The Brazilian economy shrank more than expected by 0.5 percent in the third quarter—the largest decline since 2009, resulting from above-target inflation and rising interest rates.
Economists forecast a 0.3 percent drop, following a revised 1.8 percent increase in the second quarter. Earlier this year, the Brazilian government attempted to encourage growth by extending tax cuts to drive demand for goods and by providing subsidized credit to businesses, Bloomberg reports.
“The central bank cares about growth, and these very negative figures should affect their decisions,” Enestor dos Santos, the principal economist at Banco Bilbao Vizcaya Argentaria, said, according to Bloomberg. “There’s going to be a very dovish impact.”
The 2.2 percent decline in investment during the third quarter indicates that the government’s artificial stimulus in the second quarter was not lasting. While growth contracted, Brazil’s central bank continued to raise rates to combat above target-inflation, raising the benchmark Selic to 10 percent.

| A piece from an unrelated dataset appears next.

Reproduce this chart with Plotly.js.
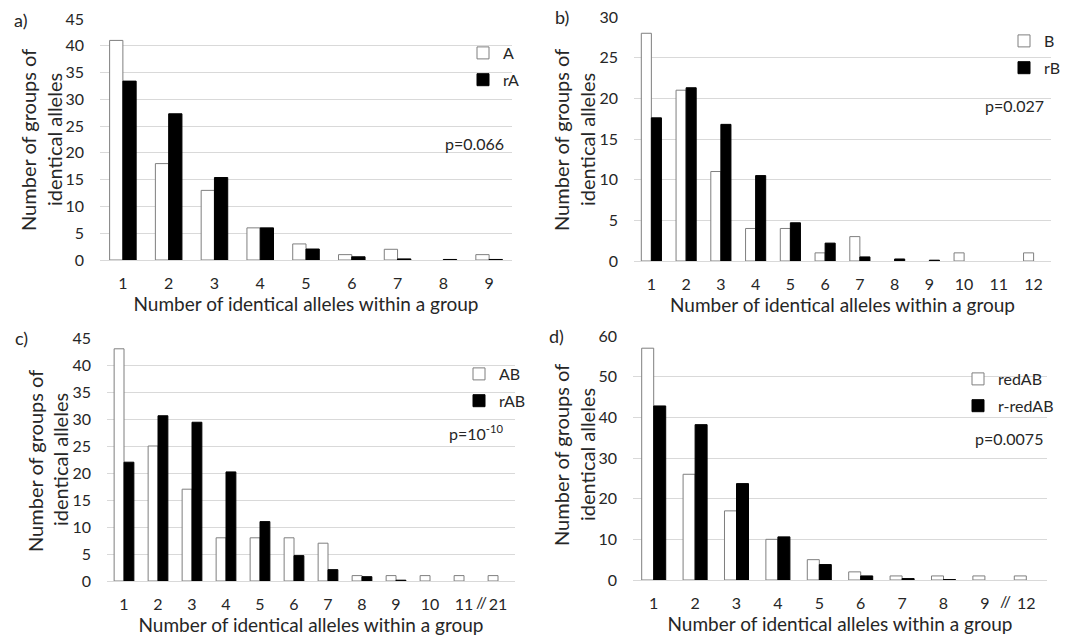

“The increase of the Selic certainly had some impact on growth this year, because real interest rates are higher for investors and consumers,” Finance Minister Guido Mantega said, Bloomberg reports. “However, our interest rates are still at reasonable levels relative to Brazil’s norm.”
Growth is expected to increase to 2.5 percent this year from a revised one percent last year—approximately one-third of China’s rate and half of India’s. Next year, analysts forecast a 2.4 percent expansion.